Schirmer was also the state Finance Secretary, secretary of the Chief of Staff, and Agriculture Secretary.

He ran, in 1992, to become the mayor of Porto Alegre, being defeated in 1992 by Tarso Genro of the Workers’ Party (PT). He also ran to become the mayor of Santa Maria in 2000 and 2004, being beaten both times by Valdeci Oliveira.

=== Mayor of Santa Maria ===
Schirmer ran for a third time as mayor during the 2008 mayoral elections and was elected with 80,989 votes. He ran with José Haidar Farret as his vice-mayor. During the 2012, he was re-elected with 54.76%.

Under his administration as the mayor of Santa Maria, the Kiss nightclub fire occurred in January 2013, which left 242 young people dead and more than 630 injured. Schirmer received criticisms for his conduct after the tragedy and due to suspicions that he had been involved with the actions of the public servants around the time of the tragedy. He was investigated for administrative impropriety during this time period, but the case was dismissed by the Public Prosecutor's Office.

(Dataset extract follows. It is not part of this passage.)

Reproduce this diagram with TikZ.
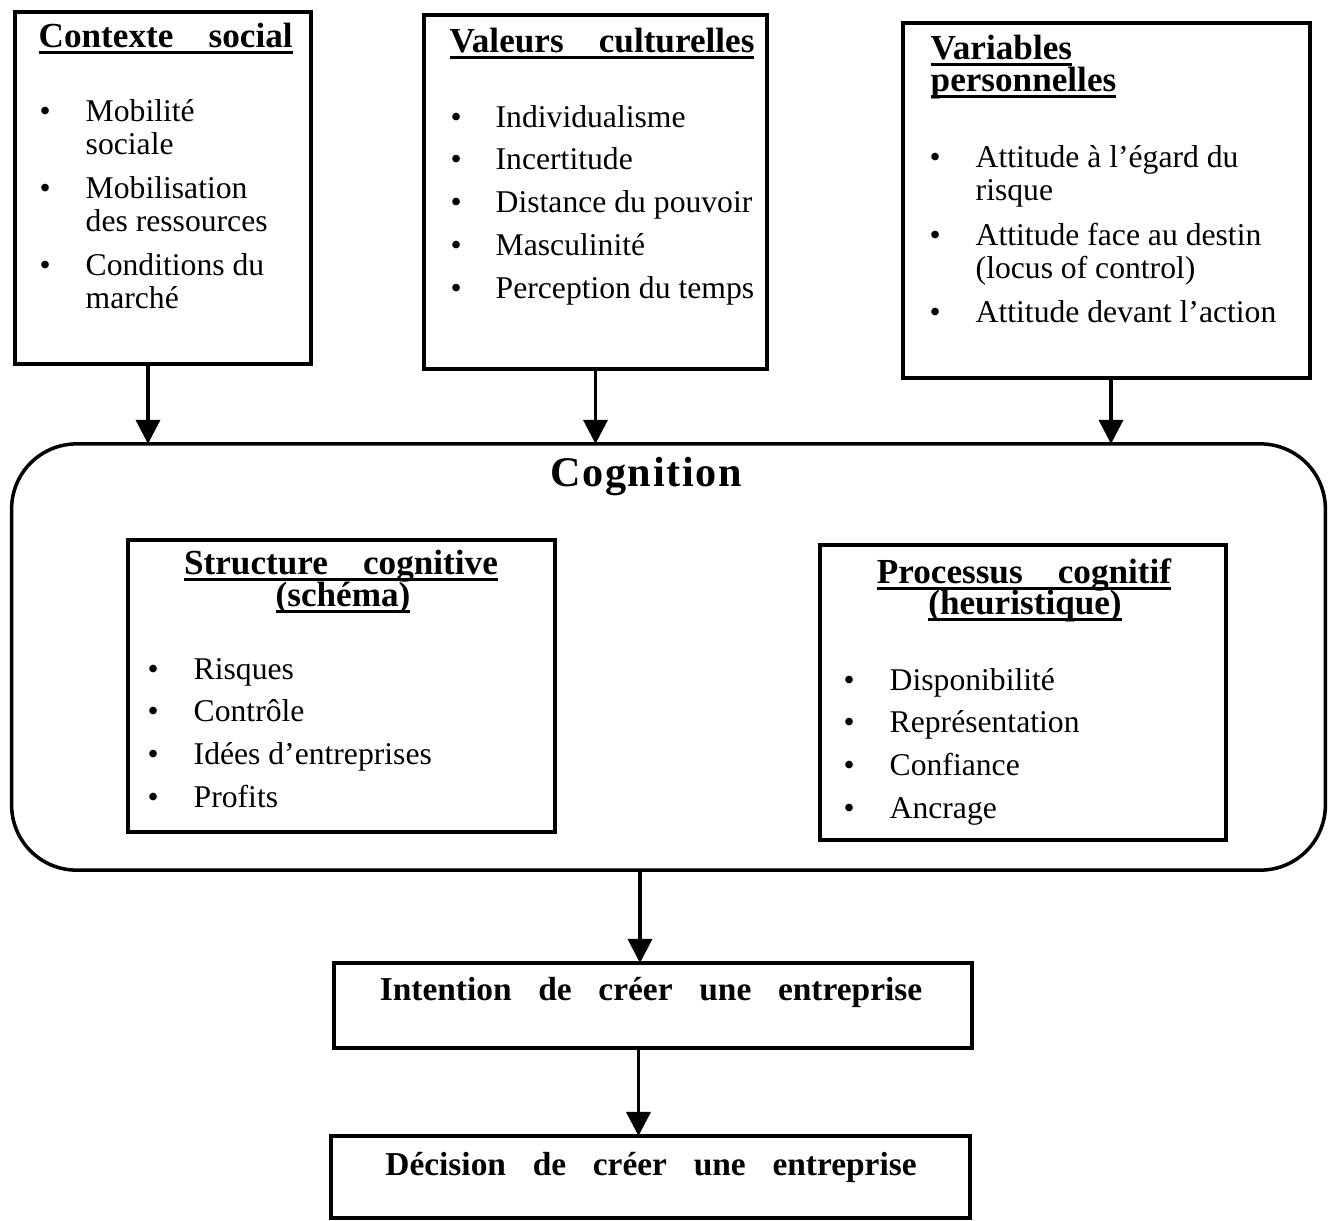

On 2 September 2016, he assumed the position as the state Secretary of Public Safety of Rio Grande do Sul, leading to him resigning from the mayorship.

=== Later activities ===
In 2020, Schirmer moved to Porto Alegre and ran to become a city councilor the MDB in the capital. During the course of the 2020 municipal elections, he became the most voted candidate from his party in the city, and was elected.

He has been the secretary of Planning and Strategic Subjects of Porto Alegre since 2 January 2023.

== Personal life ==
Schirmer is married to Fátima Schirmer, and they have three daughters: Maria Augusta, Maria Luiza, and Ana Julia.